Ruben Vardanyan endures the worst physical and psychological treatment by his jailers without losing his faith. The prosecutor of the sham trials in Baku has demanded a life imprisonment sentence for him. But even that has not changed Ruben. His faith in struggling for a just cause has not died. Nor has his faith in restoring our national dignity in our Motherland, which cannot be measured by internationally recognized square kilometers. The true illusion is the “internationally recognized square kilometers,” and not the concept of our Motherland. The Motherland is real, it is historical, it is carved in stone, and it is carved in the collective memory of our nation. Even after all the attempts of the Turks and the Azerbaijanis to erase our history from Western Armenia and Nakhijevan and now Artsakh, the evidence exists and it is undeniable. To paraphrase Ruben, we were, we are, and we will be there.

Let me stress that this is not a call for war.
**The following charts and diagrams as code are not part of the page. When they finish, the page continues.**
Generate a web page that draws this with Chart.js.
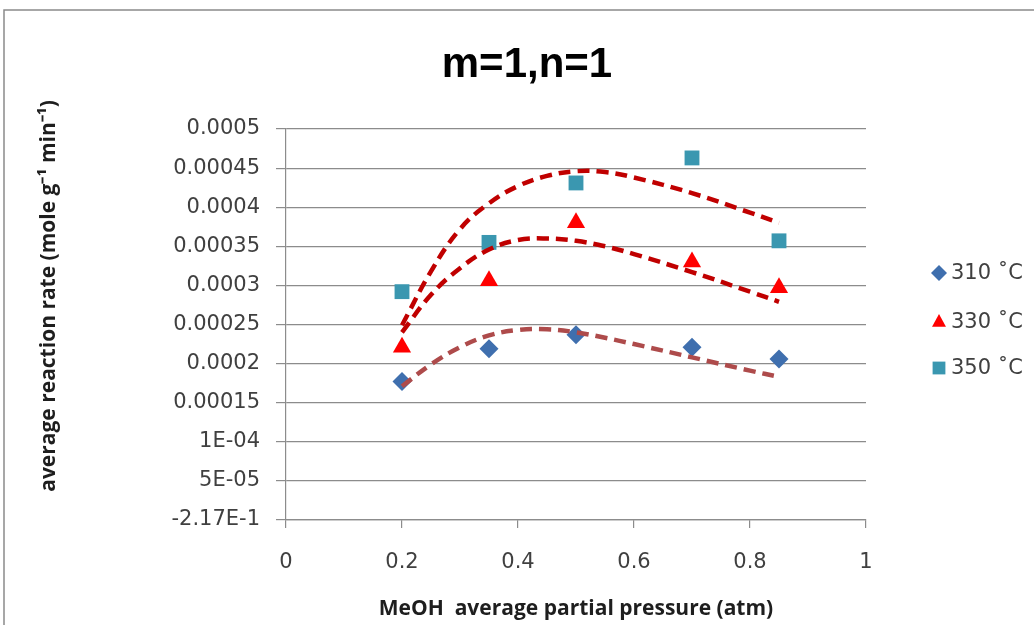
<!DOCTYPE html>
<html>
<head>
<meta charset="utf-8">
<script src="https://cdn.jsdelivr.net/npm/chart.js@4.4.1/dist/chart.umd.min.js"></script>
<style>
  html, body { margin: 0; padding: 0; background: #fff; }
  #wrap { width: 1034px; height: 625px; }
</style>
</head>
<body>
<div id="wrap"><canvas id="chart" width="1034" height="625"></canvas></div>
<script>
// measured points
var pressures = [0.2, 0.35, 0.5, 0.7, 0.85];
var rate310 = [0.000177, 0.000219, 0.000237, 0.000221, 0.000206];
var rate330 = [0.000221, 0.000306, 0.000380, 0.000330, 0.000297];
var rate350 = [0.000292, 0.000355, 0.000431, 0.000463, 0.000357];

// dashed fit curves
var fitX   = [0.2, 0.25, 0.3, 0.35, 0.4, 0.45, 0.5, 0.55, 0.6, 0.7, 0.8, 0.85];
var fit350 = [0.000249, 0.000318, 0.000372, 0.000405, 0.000427, 0.000440, 0.000446, 0.000445, 0.000438, 0.000418, 0.000393, 0.000380];
var fit330 = [0.000240, 0.000288, 0.000322, 0.000346, 0.000358, 0.000360, 0.000357, 0.000350, 0.000340, 0.000317, 0.000292, 0.000279];
var fit310 = [0.000171, 0.000199, 0.000221, 0.000236, 0.000243, 0.000244, 0.000240, 0.000233, 0.000225, 0.000208, 0.000191, 0.000183];

var seriesNames = ['310 \u02DAC', '330 \u02DAC', '350 \u02DAC'];
var xTickValues = [0, 0.2, 0.4, 0.6, 0.8, 1];
var xTickLabels = ['0', '0.2', '0.4', '0.6', '0.8', '1'];
var yTickValues = [0, 0.00005, 0.0001, 0.00015, 0.0002, 0.00025, 0.0003, 0.00035, 0.0004, 0.00045, 0.0005];
var yTickLabels = ['-2.17E-1', '5E-05', '1E-04', '0.00015', '0.0002', '0.00025', '0.0003', '0.00035', '0.0004', '0.00045', '0.0005'];

var blue = '#3F6FAE', red = '#FF0000', teal = '#3A97B0';
var tickFont = { family: 'DejaVu Sans', size: 21 };
var gridColor = '#8C8C8C';

function pts(xs, ys) {
    return xs.map(function (x, i) { return { x: x, y: ys[i] }; });
}

function marker(ctx, style, x, y, r) {
    ctx.beginPath();
    if (style == 'rectRot') {
        ctx.moveTo(x, y - r); ctx.lineTo(x + r, y); ctx.lineTo(x, y + r); ctx.lineTo(x - r, y);
    } else if (style == 'triangle') {
        ctx.moveTo(x, y - r); ctx.lineTo(x + r * 0.87, y + r * 0.6); ctx.lineTo(x - r * 0.87, y + r * 0.6);
    } else {
        ctx.rect(x - r * 0.8, y - r * 0.8, r * 1.6, r * 1.6);
    }
    ctx.closePath();
    ctx.fill();
}

var decor = {
    id: 'decor',
    beforeDraw: function (chart) {
        var ctx = chart.ctx;
        ctx.save();
        ctx.strokeStyle = '#8A8A8A';
        ctx.lineWidth = 1.5;
        ctx.strokeRect(4, 10, 1200, 800);
        ctx.restore();
    },
    afterDraw: function (chart) {
        var ctx = chart.ctx;
        ctx.save();
        // title
        ctx.fillStyle = '#000';
        ctx.font = 'bold 42px "Liberation Sans"';
        ctx.textAlign = 'center';
        ctx.textBaseline = 'alphabetic';
        ctx.fillText('m=1,n=1', 527, 77);
        // y axis title
        ctx.save();
        ctx.translate(49, 296);
        ctx.rotate(-Math.PI / 2);
        ctx.font = 'bold 21px "Open Sans"';
        ctx.fillStyle = '#1E1E1E';
        ctx.textBaseline = 'middle';
        ctx.fillText('average reaction rate (mole g\u207B\u00B9 min\u207B\u00B9)', 0, 0);
        ctx.restore();
        // legend
        var styles = ['rectRot', 'triangle', 'rect'];
        var colors = [blue, red, teal];
        var ys = [273, 322, 368];
        ctx.font = '21px "DejaVu Sans"';
        ctx.textAlign = 'left';
        ctx.textBaseline = 'middle';
        for (var i = 0; i < 3; i++) {
            ctx.fillStyle = colors[i];
            marker(ctx, styles[i], 939, ys[i], 8);
            ctx.fillStyle = '#404040';
            ctx.fillText(seriesNames[i], 951, ys[i] + 1);
        }
        ctx.restore();
    }
};

var trendStyle = {
    showLine: true, pointRadius: 0, borderWidth: 4.5, borderDash: [12, 7],
    tension: 0.4, fill: false, order: 0
};

var datasets = [
    { label: seriesNames[0], data: pts(pressures, rate310), pointStyle: 'rectRot', pointRadius: 9.5,
      backgroundColor: blue, borderColor: blue, borderWidth: 0, order: 1 },
    { label: seriesNames[1], data: pts(pressures, rate330), pointStyle: 'triangle', pointRadius: 10.5,
      backgroundColor: red, borderColor: red, borderWidth: 0, order: 1 },
    { label: seriesNames[2], data: pts(pressures, rate350), pointStyle: 'rect', pointRadius: 10.5,
      backgroundColor: teal, borderColor: teal, borderWidth: 0, order: 1 },
    Object.assign({ label: 'fit 310', data: pts(fitX, fit310), borderColor: '#AE4B4B' }, trendStyle),
    Object.assign({ label: 'fit 330', data: pts(fitX, fit330), borderColor: '#C00000' }, trendStyle),
    Object.assign({ label: 'fit 350', data: pts(fitX, fit350), borderColor: '#C00000' }, trendStyle)
];

var chart = new Chart(document.getElementById('chart').getContext('2d'), {
    type: 'scatter',
    data: { datasets: datasets },
    plugins: [decor],
    options: {
        responsive: false,
        animation: false,
        devicePixelRatio: 1,
        layout: { padding: { top: 129, left: 0, right: 168, bottom: 0 } },
        plugins: {
            legend: { display: false },
            title: { display: false },
            tooltip: { enabled: false }
        },
        scales: {
            x: {
                type: 'linear', min: 0, max: 1,
                afterBuildTicks: function (axis) {
                    axis.ticks = xTickValues.map(function (v) { return { value: v }; });
                },
                afterFit: function (scale) { scale.height = 105; },
                ticks: {
                    font: tickFont, color: '#404040', padding: 22, maxRotation: 0,
                    callback: function (v, i) { return xTickLabels[i]; }
                },
                grid: { drawOnChartArea: false, drawTicks: true, tickLength: 8, color: gridColor, lineWidth: 1.2 },
                border: { display: true, color: gridColor, width: 1.2 },
                title: {
                    display: true, text: 'MeOH  average partial pressure (atm)',
                    font: { family: 'Open Sans', size: 21, weight: 'bold' }, color: '#1E1E1E',
                    padding: { top: 0, bottom: 3 }
                }
            },
            y: {
                type: 'linear', min: 0, max: 0.0005,
                afterBuildTicks: function (axis) {
                    axis.ticks = yTickValues.map(function (v) { return { value: v }; });
                },
                afterFit: function (scale) { scale.width = 286; },
                ticks: {
                    font: tickFont, color: '#404040', padding: 16,
                    callback: function (v, i) { return yTickLabels[i]; }
                },
                grid: { drawTicks: true, tickLength: 10, color: gridColor, lineWidth: 1.2 },
                border: { display: true, color: gridColor, width: 1.2 }
            }
        }
    }
});
</script>
</body>
</html>
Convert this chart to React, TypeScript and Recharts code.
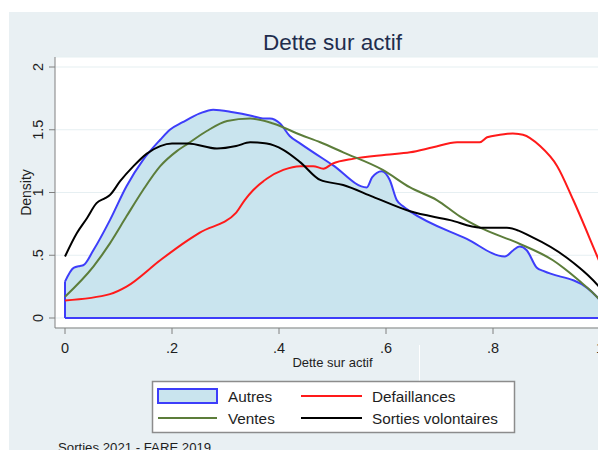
import { ComposedChart, Area, Line, XAxis, YAxis, CartesianGrid, ReferenceLine } from "recharts";

// Kernel densities of "Dette sur actif"
const AUTRES_X = [0, 0.016, 0.028, 0.034, 0.053, 0.084, 0.115, 0.146, 0.178, 0.196, 0.22, 0.252, 0.277, 0.314, 0.35, 0.37, 0.383, 0.402, 0.42, 0.44, 0.5, 0.564, 0.574, 0.592, 0.607, 0.62, 0.632, 0.645, 0.751, 0.822, 0.838, 0.85, 0.863, 0.882, 0.894, 0.976, 0.996, 1];
const AUTRES_Y = [0.29, 0.4, 0.415, 0.42, 0.54, 0.78, 1.05, 1.26, 1.42, 1.5, 1.56, 1.63, 1.66, 1.64, 1.61, 1.59, 1.59, 1.55, 1.45, 1.39, 1.22, 1.04, 1.12, 1.17, 1.1, 0.94, 0.89, 0.85, 0.63, 0.49, 0.54, 0.57, 0.54, 0.4, 0.375, 0.24, 0.16, 0.14];

const DEFAILLANCES_X = [0, 0.084, 0.115, 0.178, 0.23, 0.252, 0.32, 0.336, 0.352, 0.377, 0.408, 0.44, 0.464, 0.483, 0.5, 0.54, 0.6, 0.645, 0.688, 0.733, 0.775, 0.789, 0.813, 0.837, 0.856, 0.888, 0.92, 0.95, 0.996, 1];
const DEFAILLANCES_Y = [0.14, 0.19, 0.25, 0.46, 0.62, 0.68, 0.84, 0.94, 1.02, 1.11, 1.18, 1.21, 1.21, 1.19, 1.23, 1.27, 1.3, 1.32, 1.36, 1.4, 1.4, 1.44, 1.46, 1.47, 1.46, 1.37, 1.21, 0.94, 0.48, 0.44];

const VENTES_X = [0, 0.053, 0.084, 0.115, 0.146, 0.178, 0.209, 0.23, 0.265, 0.303, 0.346, 0.389, 0.44, 0.477, 0.52, 0.594, 0.645, 0.695, 0.738, 0.776, 0.845, 0.912, 0.963, 0.996, 1];
const VENTES_Y = [0.17, 0.41, 0.595, 0.81, 1.02, 1.21, 1.33, 1.39, 1.49, 1.57, 1.59, 1.55, 1.46, 1.4, 1.32, 1.18, 1.04, 0.94, 0.81, 0.72, 0.6, 0.46, 0.29, 0.16, 0.14];

const SORTIES_X = [0, 0.022, 0.041, 0.059, 0.075, 0.084, 0.103, 0.128, 0.153, 0.178, 0.2, 0.23, 0.284, 0.32, 0.346, 0.377, 0.408, 0.44, 0.477, 0.52, 0.576, 0.645, 0.72, 0.776, 0.826, 0.875, 0.938, 0.996, 1];
const SORTIES_Y = [0.49, 0.675, 0.795, 0.915, 0.955, 0.98, 1.09, 1.21, 1.31, 1.37, 1.39, 1.39, 1.35, 1.37, 1.4, 1.39, 1.34, 1.24, 1.1, 1.06, 0.965, 0.85, 0.78, 0.72, 0.72, 0.64, 0.48, 0.26, 0.24];

const X_TICKS = [0, 0.2, 0.4, 0.6, 0.8, 1];
const Y_TICKS = [0, 0.5, 1, 1.5, 2];

const BLUE = "#3d3dfa";
const FILL = "#c9e4ee";
const RED = "#ff1a1a";
const GREEN = "#5c7d3a";
const BLACK = "#000";
const BG = "#e9f0f3";
const AXIS = "#808080";
const INK = "#1e1e1e";
const FONT = "'Liberation Sans', Arial, sans-serif";

const zip = (xs: number[], ys: number[]) => xs.map((x, i) => ({ x, y: ys[i] }));

const autres = zip(AUTRES_X, AUTRES_Y);
const defaillances = zip(DEFAILLANCES_X, DEFAILLANCES_Y);
const ventes = zip(VENTES_X, VENTES_Y);
const sorties = zip(SORTIES_X, SORTIES_Y);

// stata style: ".2" instead of "0.2"
const fmt = (v: number) => (v === 0 ? "0" : String(v).replace(/^0\./, "."));

function XTick(props: any) {
  const { x, y, payload } = props;
  return (
    <text x={x} y={y + 12} textAnchor="middle" dominantBaseline="central" fontSize={14.5} fill={INK} fontFamily={FONT}>
      {fmt(payload.value)}
    </text>
  );
}

function YTick(props: any) {
  const { x, y, payload } = props;
  return (
    <text
      transform={`translate(${x - 9},${y}) rotate(-90)`}
      textAnchor="middle"
      dominantBaseline="central"
      fontSize={14.5}
      fill={INK}
      fontFamily={FONT}
    >
      {fmt(payload.value)}
    </text>
  );
}

export default function App() {
  return (
    <div
      style={{
        position: "fixed",
        left: 9,
        top: 12,
        width: 589,
        height: 438,
        overflow: "hidden",
        background: BG,
        fontFamily: FONT,
      }}
    >
      <ComposedChart width={620} height={438} margin={{ top: 45, right: 19, bottom: 92, left: 0 }}>
        <CartesianGrid vertical={false} fill="#fff" stroke="#e6eff2" strokeWidth={1.2} />
        <XAxis
          type="number"
          dataKey="x"
          domain={[0, 1]}
          ticks={X_TICKS}
          padding={{ left: 10, right: 10 }}
          height={30}
          tickSize={6}
          stroke={AXIS}
          tick={(p: any) => <XTick {...p} />}
        />
        <YAxis
          type="number"
          dataKey="y"
          domain={[0, 2]}
          ticks={Y_TICKS}
          padding={{ top: 10, bottom: 10 }}
          width={46}
          tickSize={6}
          stroke={AXIS}
          tick={(p: any) => <YTick {...p} />}
        />
        <Area
          data={autres}
          dataKey="y"
          type="monotone"
          baseValue={0}
          fill={FILL}
          fillOpacity={1}
          stroke={BLUE}
          strokeWidth={2}
          isAnimationActive={false}
        />
        {/* closing edges of the Autres outline */}
        <ReferenceLine segment={[{ x: 0, y: 0 }, { x: 1, y: 0 }]} stroke={BLUE} strokeWidth={2} />
        <ReferenceLine segment={[{ x: 0, y: 0 }, { x: 0, y: AUTRES_Y[0] }]} stroke={BLUE} strokeWidth={2} />
        <Line data={defaillances} dataKey="y" type="monotone" stroke={RED} strokeWidth={2} dot={false} isAnimationActive={false} />
        <Line data={ventes} dataKey="y" type="monotone" stroke={GREEN} strokeWidth={2} dot={false} isAnimationActive={false} />
        <Line data={sorties} dataKey="y" type="monotone" stroke={BLACK} strokeWidth={2} dot={false} isAnimationActive={false} />
      </ComposedChart>

      <svg
        width={589}
        height={438}
        style={{ position: "absolute", left: 0, top: 0, pointerEvents: "none" }}
        fontFamily={FONT}
      >
        <text x={323.5} y={38} textAnchor="middle" fontSize={22.5} fill="#1f2d4d">
          Dette sur actif
        </text>
        <text transform="translate(16.5,180.5) rotate(-90)" textAnchor="middle" dominantBaseline="central" fontSize={14} fill={INK}>
          Density
        </text>
        <text x={323.5} y={354.5} textAnchor="middle" fontSize={13} fill={INK}>
          Dette sur actif
        </text>
        <line x1={410.5} x2={410.5} y1={333} y2={369} stroke="#fff" />

        {/* legend */}
        <rect x={143.5} y={369.5} width={362} height={51} fill="#fff" stroke="#8c8c8c" strokeWidth={1.5} />
        <rect x={149} y={377} width={59} height={14} fill={FILL} stroke={BLUE} strokeWidth={2} />
        <text x={219} y={389.5} fontSize={15.3} fill={INK}>Autres</text>
        <line x1={292} x2={353} y1={384} y2={384} stroke={RED} strokeWidth={2} />
        <text x={363} y={389.5} fontSize={15.3} fill={INK}>Defaillances</text>
        <line x1={149} x2={208} y1={406} y2={406} stroke={GREEN} strokeWidth={2} />
        <text x={219} y={411.5} fontSize={15.3} fill={INK}>Ventes</text>
        <line x1={292} x2={353} y1={406} y2={406} stroke={BLACK} strokeWidth={2} />
        <text x={363} y={411.5} fontSize={15.3} fill={INK}>Sorties volontaires</text>

        <text x={49} y={439.5} fontSize={13.2} fill={INK}>
          Sorties 2021 - FARE 2019
        </text>
      </svg>
    </div>
  );
}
Nor is it a negation of the benefits and dividends of peace. It is, however, a negation of the idea that we must rid ourselves of our national aspirations, just causes, history, rights, symbols and identity in order to attain peace. We cannot be indifferent to all that and remain independent. We cannot be indifferent to historical facts and our rights just because they are unattainable today. That won’t be peace. That will be indifference of the worst kind — it will be defeatism, surrender and compliance with the enemy’s demands. It won’t bring security, and it certainly won’t be Independence.

I am hopeful that Ruben will be reunited with his family and friends in the near future. Meanwhile, if the “Ruben Vardanyan Phenomenon” that Aliyev fears so much and is trying to neutralize inspires even a segment of the Armenian public, Ruben wins; and, by his example, he does more for our national cause from jail than most of our political actors have been able to do from their positions of authority.